The Student Government Association discussed the recent memo by Faculty Assembly Chair Anthony Lowrie at their Tuesday meeting. They resolved to respond to the memo in a way that will be heard by the Emerson community.
Multiple members said they were unsurprised by Lowrie’s accusations. The memo addressed the Oct. 24 protest in which students disrupted a faculty assembly to protest racism on campus.
Chala Tshitundu, SGA’s intercultural commissioner, said there should be a middle ground. Either SGA takes the proper channels and gets ignored, or protests and is ignored and called abrasive. This is something people of color see frequently when trying to enact change—not being heard on any side of the spectrum, Tshitundu said.

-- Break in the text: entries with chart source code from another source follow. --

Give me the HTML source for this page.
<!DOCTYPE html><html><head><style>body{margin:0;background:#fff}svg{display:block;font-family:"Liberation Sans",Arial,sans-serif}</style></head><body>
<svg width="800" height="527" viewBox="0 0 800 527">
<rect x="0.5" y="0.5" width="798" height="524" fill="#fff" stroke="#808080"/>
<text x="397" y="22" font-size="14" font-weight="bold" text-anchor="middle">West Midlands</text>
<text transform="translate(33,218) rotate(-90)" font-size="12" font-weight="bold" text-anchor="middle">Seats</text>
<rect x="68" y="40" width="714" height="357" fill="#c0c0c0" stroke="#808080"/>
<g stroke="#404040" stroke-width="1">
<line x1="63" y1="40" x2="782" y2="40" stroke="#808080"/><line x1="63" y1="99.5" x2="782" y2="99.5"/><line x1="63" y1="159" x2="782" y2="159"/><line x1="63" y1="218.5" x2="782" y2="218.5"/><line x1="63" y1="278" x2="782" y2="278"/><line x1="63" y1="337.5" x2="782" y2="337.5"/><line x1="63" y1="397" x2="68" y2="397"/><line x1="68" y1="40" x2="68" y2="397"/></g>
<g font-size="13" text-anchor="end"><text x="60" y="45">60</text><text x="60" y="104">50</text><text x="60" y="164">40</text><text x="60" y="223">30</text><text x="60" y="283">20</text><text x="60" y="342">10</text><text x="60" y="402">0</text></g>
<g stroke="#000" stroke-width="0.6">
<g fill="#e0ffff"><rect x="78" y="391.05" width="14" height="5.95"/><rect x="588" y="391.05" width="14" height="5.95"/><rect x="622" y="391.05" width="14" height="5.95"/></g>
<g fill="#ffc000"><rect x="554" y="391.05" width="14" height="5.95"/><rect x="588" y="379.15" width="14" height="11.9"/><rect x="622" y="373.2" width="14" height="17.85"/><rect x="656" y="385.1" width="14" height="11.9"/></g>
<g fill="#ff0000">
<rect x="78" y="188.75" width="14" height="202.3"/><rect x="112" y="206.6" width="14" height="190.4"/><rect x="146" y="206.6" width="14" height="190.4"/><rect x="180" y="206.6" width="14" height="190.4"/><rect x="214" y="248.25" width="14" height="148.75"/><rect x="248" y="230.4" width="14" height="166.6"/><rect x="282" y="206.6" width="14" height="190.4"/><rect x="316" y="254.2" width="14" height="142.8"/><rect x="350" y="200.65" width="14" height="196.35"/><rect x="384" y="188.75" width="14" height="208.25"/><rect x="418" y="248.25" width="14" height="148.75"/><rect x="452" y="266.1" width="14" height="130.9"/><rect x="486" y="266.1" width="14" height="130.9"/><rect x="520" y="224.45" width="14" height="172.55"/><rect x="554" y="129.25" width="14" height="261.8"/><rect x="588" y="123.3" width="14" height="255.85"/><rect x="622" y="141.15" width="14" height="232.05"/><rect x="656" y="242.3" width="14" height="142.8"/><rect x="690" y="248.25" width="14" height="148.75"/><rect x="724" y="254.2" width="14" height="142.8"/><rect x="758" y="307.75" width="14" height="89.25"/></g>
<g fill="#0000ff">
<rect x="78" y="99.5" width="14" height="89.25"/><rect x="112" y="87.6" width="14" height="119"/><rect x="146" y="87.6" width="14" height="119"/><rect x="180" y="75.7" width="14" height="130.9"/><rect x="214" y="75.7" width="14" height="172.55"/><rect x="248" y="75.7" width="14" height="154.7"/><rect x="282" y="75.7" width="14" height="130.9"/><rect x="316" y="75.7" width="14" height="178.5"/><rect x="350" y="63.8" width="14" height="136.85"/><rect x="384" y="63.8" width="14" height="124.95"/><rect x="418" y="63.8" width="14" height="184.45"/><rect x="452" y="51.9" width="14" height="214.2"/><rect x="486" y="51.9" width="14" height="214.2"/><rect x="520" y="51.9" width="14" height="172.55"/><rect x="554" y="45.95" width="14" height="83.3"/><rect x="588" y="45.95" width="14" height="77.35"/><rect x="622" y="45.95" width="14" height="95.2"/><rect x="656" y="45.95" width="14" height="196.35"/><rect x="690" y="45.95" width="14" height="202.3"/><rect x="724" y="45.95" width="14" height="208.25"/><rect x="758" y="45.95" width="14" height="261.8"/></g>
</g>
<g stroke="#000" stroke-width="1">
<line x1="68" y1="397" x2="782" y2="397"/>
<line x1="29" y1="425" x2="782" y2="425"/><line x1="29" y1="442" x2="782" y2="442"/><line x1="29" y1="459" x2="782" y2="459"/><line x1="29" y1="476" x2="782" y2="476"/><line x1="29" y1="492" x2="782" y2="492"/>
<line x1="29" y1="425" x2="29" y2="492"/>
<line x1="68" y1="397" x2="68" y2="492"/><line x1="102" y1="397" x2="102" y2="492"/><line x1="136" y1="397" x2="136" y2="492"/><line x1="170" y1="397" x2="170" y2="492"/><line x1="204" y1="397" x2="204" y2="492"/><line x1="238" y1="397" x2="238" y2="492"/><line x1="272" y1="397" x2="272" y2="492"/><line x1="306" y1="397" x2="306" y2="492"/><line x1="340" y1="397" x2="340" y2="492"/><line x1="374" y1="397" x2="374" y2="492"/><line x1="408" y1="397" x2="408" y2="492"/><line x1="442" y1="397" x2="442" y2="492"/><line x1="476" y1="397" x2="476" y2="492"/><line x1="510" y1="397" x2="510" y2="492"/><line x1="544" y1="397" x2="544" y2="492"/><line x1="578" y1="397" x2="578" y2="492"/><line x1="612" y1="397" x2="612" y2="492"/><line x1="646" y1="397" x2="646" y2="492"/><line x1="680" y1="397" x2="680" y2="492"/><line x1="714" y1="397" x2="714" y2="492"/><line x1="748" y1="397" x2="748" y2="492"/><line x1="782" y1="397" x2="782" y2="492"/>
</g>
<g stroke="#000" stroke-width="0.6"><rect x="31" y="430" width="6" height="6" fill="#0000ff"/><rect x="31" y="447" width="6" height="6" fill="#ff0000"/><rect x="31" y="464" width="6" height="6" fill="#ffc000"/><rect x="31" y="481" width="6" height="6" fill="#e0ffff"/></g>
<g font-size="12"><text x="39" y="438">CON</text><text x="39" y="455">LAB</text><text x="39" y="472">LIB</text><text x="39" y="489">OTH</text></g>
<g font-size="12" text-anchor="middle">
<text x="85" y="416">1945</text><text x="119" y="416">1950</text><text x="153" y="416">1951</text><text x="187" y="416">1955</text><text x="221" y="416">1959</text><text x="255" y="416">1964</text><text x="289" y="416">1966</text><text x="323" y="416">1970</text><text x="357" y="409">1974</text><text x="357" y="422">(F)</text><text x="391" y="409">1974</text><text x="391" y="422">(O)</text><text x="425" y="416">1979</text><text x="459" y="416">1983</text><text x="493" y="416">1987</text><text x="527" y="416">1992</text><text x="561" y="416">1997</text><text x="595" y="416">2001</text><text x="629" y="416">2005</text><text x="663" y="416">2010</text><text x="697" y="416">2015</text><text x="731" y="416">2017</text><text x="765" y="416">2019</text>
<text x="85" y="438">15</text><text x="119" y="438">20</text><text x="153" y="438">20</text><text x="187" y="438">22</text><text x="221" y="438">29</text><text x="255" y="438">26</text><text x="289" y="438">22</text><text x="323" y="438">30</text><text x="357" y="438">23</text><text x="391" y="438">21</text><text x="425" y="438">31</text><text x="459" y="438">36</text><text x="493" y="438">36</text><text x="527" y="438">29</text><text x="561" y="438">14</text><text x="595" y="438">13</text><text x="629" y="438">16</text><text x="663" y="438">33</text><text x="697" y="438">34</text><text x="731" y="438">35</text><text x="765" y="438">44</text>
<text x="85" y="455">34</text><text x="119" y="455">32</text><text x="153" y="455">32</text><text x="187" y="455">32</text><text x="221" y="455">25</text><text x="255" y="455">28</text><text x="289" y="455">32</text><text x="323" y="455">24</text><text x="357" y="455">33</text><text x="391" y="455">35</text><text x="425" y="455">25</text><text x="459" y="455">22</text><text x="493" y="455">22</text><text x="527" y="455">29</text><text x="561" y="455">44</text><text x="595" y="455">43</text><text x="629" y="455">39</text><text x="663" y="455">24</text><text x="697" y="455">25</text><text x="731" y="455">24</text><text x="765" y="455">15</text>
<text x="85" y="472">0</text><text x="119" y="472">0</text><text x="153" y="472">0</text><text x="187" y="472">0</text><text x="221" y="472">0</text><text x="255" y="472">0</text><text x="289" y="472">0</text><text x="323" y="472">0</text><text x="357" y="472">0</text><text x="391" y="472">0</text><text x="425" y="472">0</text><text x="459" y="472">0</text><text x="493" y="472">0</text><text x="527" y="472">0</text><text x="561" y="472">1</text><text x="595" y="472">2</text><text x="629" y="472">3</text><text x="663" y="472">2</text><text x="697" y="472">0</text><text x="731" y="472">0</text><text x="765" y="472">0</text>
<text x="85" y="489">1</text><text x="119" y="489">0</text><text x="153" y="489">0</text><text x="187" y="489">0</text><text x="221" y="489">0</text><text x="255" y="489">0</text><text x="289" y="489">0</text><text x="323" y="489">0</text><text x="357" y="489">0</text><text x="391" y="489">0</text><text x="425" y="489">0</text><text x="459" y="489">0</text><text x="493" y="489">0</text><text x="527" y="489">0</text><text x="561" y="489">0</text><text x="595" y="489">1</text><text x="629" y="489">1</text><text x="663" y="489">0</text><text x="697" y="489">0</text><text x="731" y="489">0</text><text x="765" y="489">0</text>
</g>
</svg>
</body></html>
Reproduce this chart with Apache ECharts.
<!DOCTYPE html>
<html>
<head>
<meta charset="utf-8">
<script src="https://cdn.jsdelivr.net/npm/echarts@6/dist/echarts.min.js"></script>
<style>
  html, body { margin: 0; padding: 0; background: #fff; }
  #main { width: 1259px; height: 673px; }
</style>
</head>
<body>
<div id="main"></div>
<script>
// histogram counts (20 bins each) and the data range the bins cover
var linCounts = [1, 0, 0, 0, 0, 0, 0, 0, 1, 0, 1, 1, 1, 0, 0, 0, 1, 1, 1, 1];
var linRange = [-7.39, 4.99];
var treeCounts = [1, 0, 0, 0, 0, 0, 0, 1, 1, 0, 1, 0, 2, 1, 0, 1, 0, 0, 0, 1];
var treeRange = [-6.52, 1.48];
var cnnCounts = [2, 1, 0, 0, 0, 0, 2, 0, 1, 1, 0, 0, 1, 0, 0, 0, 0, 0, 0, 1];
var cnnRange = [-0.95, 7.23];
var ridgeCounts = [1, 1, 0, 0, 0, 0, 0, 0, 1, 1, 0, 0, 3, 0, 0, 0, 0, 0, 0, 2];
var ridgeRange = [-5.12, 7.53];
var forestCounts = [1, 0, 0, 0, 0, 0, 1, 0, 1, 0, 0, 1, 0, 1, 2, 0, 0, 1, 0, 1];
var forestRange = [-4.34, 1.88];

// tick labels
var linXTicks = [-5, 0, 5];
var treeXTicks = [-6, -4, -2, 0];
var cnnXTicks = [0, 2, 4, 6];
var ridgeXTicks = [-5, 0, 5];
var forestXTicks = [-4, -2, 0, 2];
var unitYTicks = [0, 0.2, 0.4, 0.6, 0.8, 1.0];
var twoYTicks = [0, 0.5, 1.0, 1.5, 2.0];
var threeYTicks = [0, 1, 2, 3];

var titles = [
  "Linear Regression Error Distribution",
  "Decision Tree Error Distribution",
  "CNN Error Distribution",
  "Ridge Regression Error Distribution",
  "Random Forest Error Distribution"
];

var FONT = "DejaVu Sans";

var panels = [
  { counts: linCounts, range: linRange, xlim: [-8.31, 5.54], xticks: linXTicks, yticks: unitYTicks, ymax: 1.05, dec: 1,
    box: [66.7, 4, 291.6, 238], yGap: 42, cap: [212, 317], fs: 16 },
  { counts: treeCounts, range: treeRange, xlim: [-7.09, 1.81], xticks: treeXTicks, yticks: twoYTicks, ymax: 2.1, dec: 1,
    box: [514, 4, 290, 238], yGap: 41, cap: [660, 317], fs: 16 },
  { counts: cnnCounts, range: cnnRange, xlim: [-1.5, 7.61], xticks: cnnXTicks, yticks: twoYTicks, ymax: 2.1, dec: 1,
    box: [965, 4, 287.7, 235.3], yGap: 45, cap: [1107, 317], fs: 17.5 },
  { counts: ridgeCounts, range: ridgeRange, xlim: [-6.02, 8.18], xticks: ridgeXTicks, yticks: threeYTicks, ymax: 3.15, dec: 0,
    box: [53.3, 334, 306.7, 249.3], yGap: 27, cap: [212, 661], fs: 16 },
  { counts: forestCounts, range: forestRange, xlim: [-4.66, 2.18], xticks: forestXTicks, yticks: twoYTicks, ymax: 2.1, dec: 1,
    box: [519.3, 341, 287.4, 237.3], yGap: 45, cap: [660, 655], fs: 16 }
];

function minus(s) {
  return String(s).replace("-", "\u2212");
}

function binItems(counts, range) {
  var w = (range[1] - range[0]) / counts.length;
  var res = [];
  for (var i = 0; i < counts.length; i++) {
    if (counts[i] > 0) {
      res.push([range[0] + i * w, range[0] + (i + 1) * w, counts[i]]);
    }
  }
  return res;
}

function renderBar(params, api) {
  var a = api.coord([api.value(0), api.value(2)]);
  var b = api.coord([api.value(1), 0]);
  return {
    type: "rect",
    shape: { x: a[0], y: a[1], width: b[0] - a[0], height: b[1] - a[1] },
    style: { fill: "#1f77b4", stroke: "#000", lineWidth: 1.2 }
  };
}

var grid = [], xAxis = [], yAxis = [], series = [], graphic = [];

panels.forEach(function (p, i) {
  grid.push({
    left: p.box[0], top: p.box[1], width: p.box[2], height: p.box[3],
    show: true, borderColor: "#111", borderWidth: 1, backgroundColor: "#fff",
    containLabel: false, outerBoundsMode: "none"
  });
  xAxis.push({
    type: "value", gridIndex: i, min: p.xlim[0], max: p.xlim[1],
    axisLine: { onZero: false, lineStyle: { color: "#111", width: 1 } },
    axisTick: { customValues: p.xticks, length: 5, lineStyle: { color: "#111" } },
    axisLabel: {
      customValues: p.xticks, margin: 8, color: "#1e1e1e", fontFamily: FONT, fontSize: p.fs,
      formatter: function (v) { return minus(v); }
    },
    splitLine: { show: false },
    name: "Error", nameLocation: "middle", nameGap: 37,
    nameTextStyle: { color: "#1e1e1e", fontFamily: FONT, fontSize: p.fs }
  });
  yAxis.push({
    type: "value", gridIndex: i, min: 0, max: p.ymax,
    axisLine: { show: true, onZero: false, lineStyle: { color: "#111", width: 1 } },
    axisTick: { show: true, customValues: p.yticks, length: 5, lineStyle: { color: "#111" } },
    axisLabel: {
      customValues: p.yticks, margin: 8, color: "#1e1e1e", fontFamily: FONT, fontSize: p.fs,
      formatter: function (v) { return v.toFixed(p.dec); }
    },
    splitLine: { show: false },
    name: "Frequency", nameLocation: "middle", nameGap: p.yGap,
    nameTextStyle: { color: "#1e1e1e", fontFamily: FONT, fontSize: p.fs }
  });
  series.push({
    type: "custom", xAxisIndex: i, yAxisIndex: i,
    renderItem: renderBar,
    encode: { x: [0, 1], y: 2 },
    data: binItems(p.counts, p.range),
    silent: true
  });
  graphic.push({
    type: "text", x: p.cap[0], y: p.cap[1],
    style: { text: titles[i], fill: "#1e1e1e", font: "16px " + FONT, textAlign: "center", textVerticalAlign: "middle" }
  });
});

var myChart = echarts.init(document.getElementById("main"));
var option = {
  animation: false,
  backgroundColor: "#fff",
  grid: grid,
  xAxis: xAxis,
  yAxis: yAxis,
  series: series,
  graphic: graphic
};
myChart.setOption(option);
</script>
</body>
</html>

SGA’s executive board posted a brief statement on Facebook saying students protesters are not conducting a “witch hunt,” citing language Lowrie used in the memo. While the Facebook response did address the memo, SGA President Annie Makielski said representatives will work on a formal letter to the Emerson community.
“I don’t think the intention is to directly call [Lowrie] out. I think that might be a little counterproductive,” Makielski said.
Chris Henderson-West, class of 2020 president and one of the main speakers at the protest, described Lowrie’s memo as cowardly. He said it misses the point of the protest—forcing students to fight for their validity. West said he believed that Lowrie’s claims that there may have been someone pushing students to exaggerate their experiences, were strange and unfounded.
“Being told we don't have proof of our experiences and discriminations on a day-to-day basis is just fundamentally wrong, stupid, and ignorant,” West said.